The next day the Cape Argus was full of photographs of a street of lovely old Cape Dutch homes in Tulbagh, about 90 kms from Cape Town, that had been badly damaged. It was estimated that the quake had reached 5.8 on the Richter scale. From all that distance away, Cat had sensed that something was wrong. Maybe her antennae had felt the first tiny tremors from deep in the earth hours before it occurred, and she simply could not settle while her instincts told her that danger was coming.

Other cats who have owned me have also shown amazing powers of understanding and perception, far beyond what humans expect animals to know or understand.

One cat woke from a deep sleep on my bed one very dark night and leapt to the mosquito-screened window where she stood, looking into the darkness and listening intently. Woken by her movements, I also got out of bed, and after concentrating very, very carefully, thought I heard something. I silently unlocked the front door and went to stand on the outside veranda. This was in the days when, hard to believe, it was still routine to get out of bed to check for burglars or investigate strange noises around one’s property without fear of being shot at and killed. Hearing nothing, I gave up and went back to bed, but at first light I went outside again, and walked next door, passing the hedge separating the two houses, to be met with a scene quite common in those days. The house-owner had left his car, two expensive motor-bikes and a garage full of tools and paraphernalia, standing, car in the drive-way, bikes in the wide open garage, with the gates wide open.

A light-fingered and definitely light-footed burglar had come in during the night and working stealthily and silently, dismantled the car radio and the speakers from behind the back seats, packed them into two rucksacks and departed, leaving the car doors wide open, possibly because by that time dawn was breaking and he realised early risers might be stirring and hear the click of the closing doors.

Had I acted on Puss’s instincts and been brave enough to have gone next door and confronted the burglar in the wee sma’ hours, I would have caught him red-handed but, probably luckily, caution and commonsense held me back. I did nothing, except knock on the front-door of the neighbour’s house and interrupt them in their early morning ablutions, to tell them their car had been burgled. On hearing the news, the husband went dashing outside wearing nothing more than a very skimpy towel. Puss had known something was going on from the very first and would have told me what to expect, if only she could talk.
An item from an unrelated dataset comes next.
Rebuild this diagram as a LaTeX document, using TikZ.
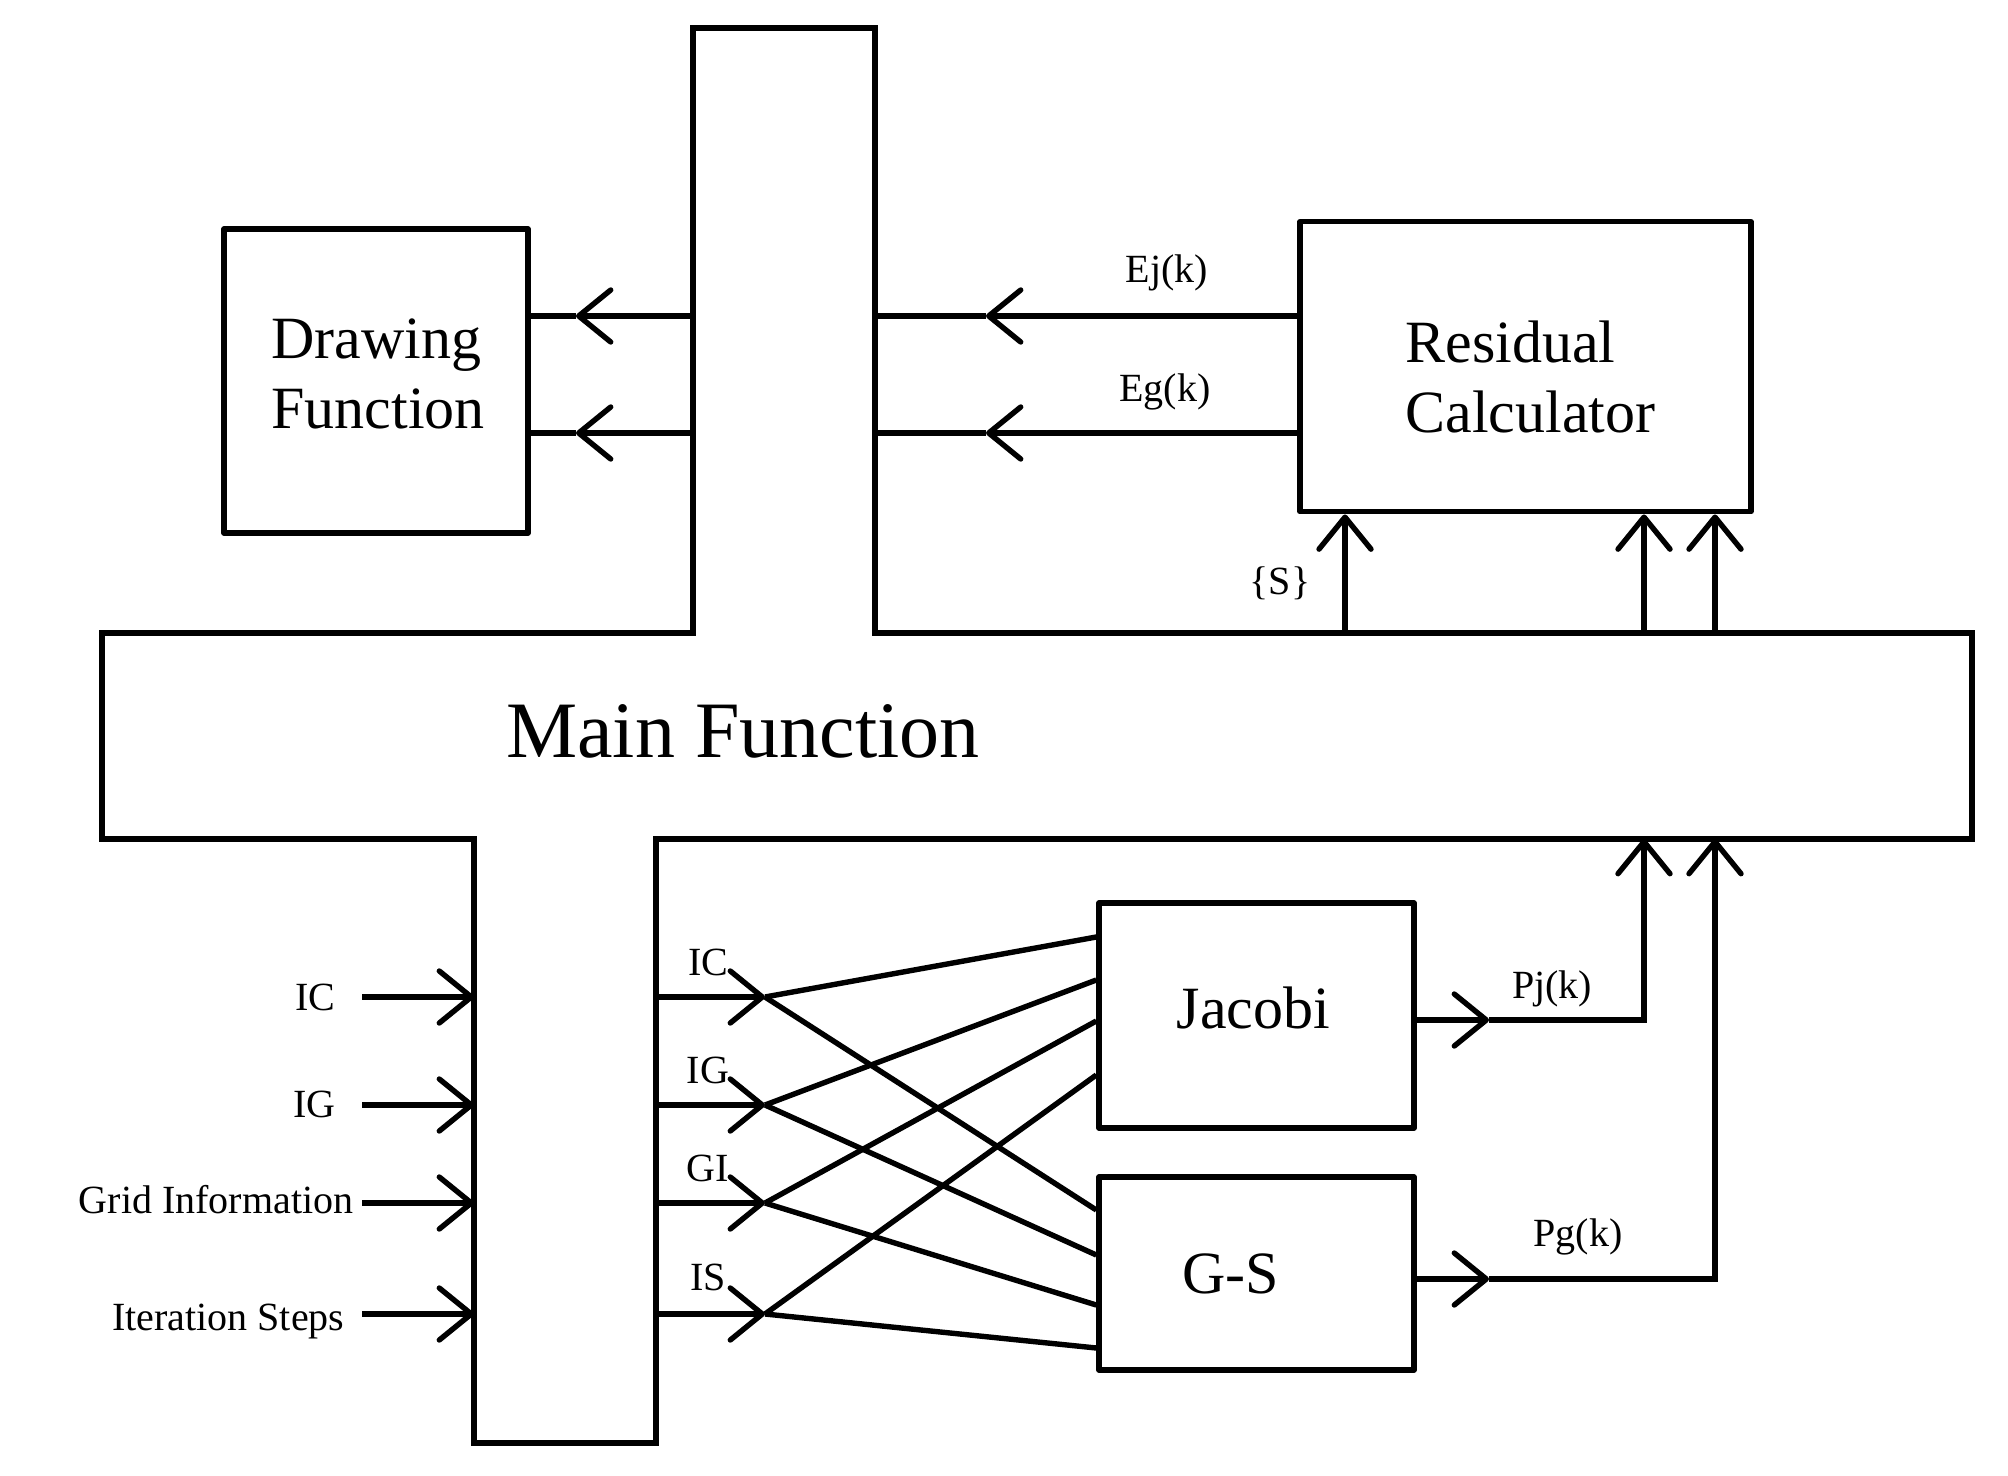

My last of a long series of beloveds were three unrelated females, a Seal Point Siamese, a Lilac Point Javanese, and a Seal Point Balinese who, although of different ages and seniority, integrated well and formed strong bonds. They loved me unreservedly, as I did them, and when the awful time came when I had to move into a retirement home where no animals were allowed, it was a real heartbreak to have to find homes for them all. An agonising time, even worse than my divorce, but then, I think I loved the cats far more than I ever loved my husband. Happily, the Sandton SPCA found excellent homes for two of them; Caro, the Seal Point Siamese and Smoke, the Seal Point Balinese, long-haired Siamese.

Arabella, the Lilac Point Javanese, went to a home with one small boy, whose teacher parents wanted him to grow up knowing and loving animals. I visited all three cats over a period of a few months, and was happy to see that they had settled down happily in their new homes, even to the extent that Caro and Smoke had formed a ‘business association’ and set out every morning to hunt down and hopefully capture, the giant Hah-de-Dahs hunting for earthworms on the lawn!